Miss Greening, the International Development Secretary, said Nigeria’s own investment in its satellite technology was “sensible” and stressed that it was not being funded with British money.
Tory MPs have criticised her department for allocating more than £900 million in government funds for social and educational projects in Nigeria when the country is spending its own money on training an astronaut.
Speaking to BBC Radio 4, she said she believed British aid was being “well spent” but added: “We obviously have to make sure that we critically assess the projects underway.
“We are investing in education projects–some of these are actually in incredibly challenging parts of Nigeria.”
Ministers expect the Nigerian government to invest in its own infrastructure as well, she said as she praised the space schemes as “a sensible investment”.
“The so called ‘space programme’ was in fact investment in satellites, weather satellites and for communication.
“For a country like Nigeria, which still has a huge agricultural sector for which getting crops can be the difference between keeping people alive and having chronic famine, actually understanding weather patterns is absolutely key to food production and food planning.”
The Cabinet minister said it was “regrettable” that almost half a million pounds of British taxpayer-funded aid and equipment had fallen into the hands of al-Qaeda-linked rebels in Somalia.
Over a three month period, the terror group’s franchise in the country, al-Shabaab, “confiscated” the material worth £480,000 from contractors working for the British government in a series of incidents.

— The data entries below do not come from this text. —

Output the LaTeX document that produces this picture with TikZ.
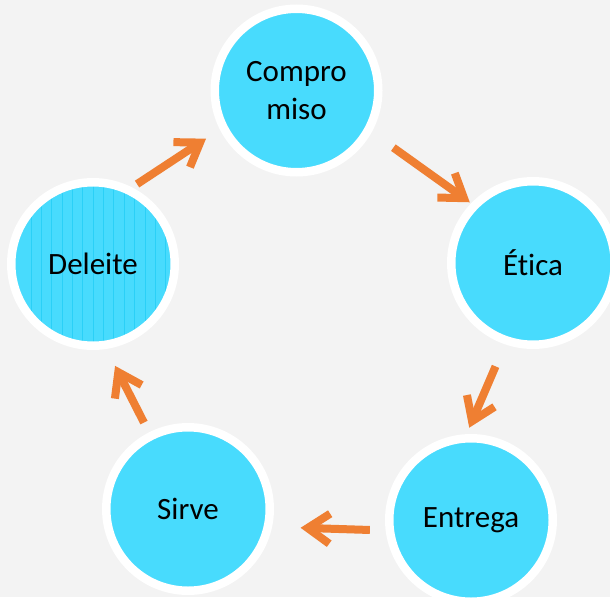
\documentclass[tikz,border=0pt]{standalone}
\usepackage{fontspec}
\setmainfont{Carlito}[Ligatures=NoCommon]
\usetikzlibrary{arrows.meta}
\definecolor{bgcol}{HTML}{F3F3F3}
\definecolor{circcol}{HTML}{48DBFD}
\definecolor{hatchcol}{HTML}{2AD0F7}
\definecolor{arrcol}{HTML}{EF7F32}

\begin{document}
\begin{tikzpicture}[x=1pt,y=-1pt,
  stage/.style={circle,fill=circcol,draw=white,line width=8.5pt,minimum size=163.5pt,
                inner sep=0pt,align=center,font=\fontsize{31}{37.5}\selectfont},
  flow/.style={draw=arrcol,line width=8pt,-{Straight Barb[length=22pt,width=30pt]}}]

  % background
  \fill[bgcol] (0,0) rectangle (610,597);
  \useasboundingbox (0,0) rectangle (610,597);

  % circle cut off in the corner
  \begin{scope}
    \clip (0,0) rectangle (610,597);
    \node[stage] (corner) at (-68,-58) {};
  \end{scope}

  % the five stages
  \node[stage] (compromiso) at (296.5,90.5) {Compro\\miso};
  \node[stage] (etica) at (533,263) {Ética};
  \node[stage] (entrega) at (471,520) {Entrega};
  \node[stage] (sirve) at (188,509) {Sirve};
  \node[stage,path picture={
      \foreach \i in {0,...,13}
        \draw[hatchcol,line width=0.7pt] ([xshift={-62pt+10.35pt*\i}]path picture bounding box.center)
          ++(0,-90) -- ++(0,180);
    }] (deleite) at (93,264) {Deleite};

  % arrows round the cycle
  \draw[flow,shorten <=6pt,shorten >=16.6pt] (deleite.63) -- (compromiso.207);
  \draw[flow,shorten <=26.6pt,shorten >=1.7pt] (compromiso.-29) -- (etica.136);
  \draw[flow,shorten <=24pt,shorten >=7pt] (etica.251) -- (entrega.93.7);
  \draw[flow,shorten <=15.8pt,shorten >=28.5pt] (entrega.187.3) -- (sirve.-12.1);
  \draw[flow,shorten <=11pt,shorten >=19pt] (sirve.117.6) -- (deleite.-81.8);

\end{tikzpicture}
\end{document}
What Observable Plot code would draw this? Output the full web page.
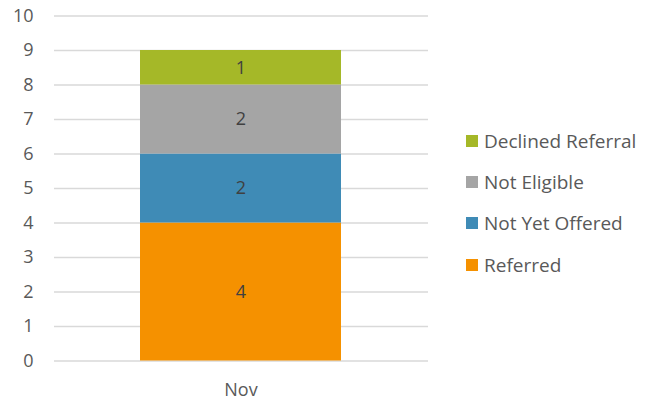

Miss Greening sought to play down the significance of the losses and insisted that officials in her Department for International Development “track exactly” what happens to taxpayers’ money.
“This incident shows that often we are working in incredibly challenging circumstances,” the minister told BBC Radio 4’s Today programme.
“It is regrettable that we lost supplies that were funded by the taxpayer but we were in Somalia precisely because of the terrorism threat and at a time of huge issues of piracy as well and it shows why we were there in the first place,” she told the Today programme.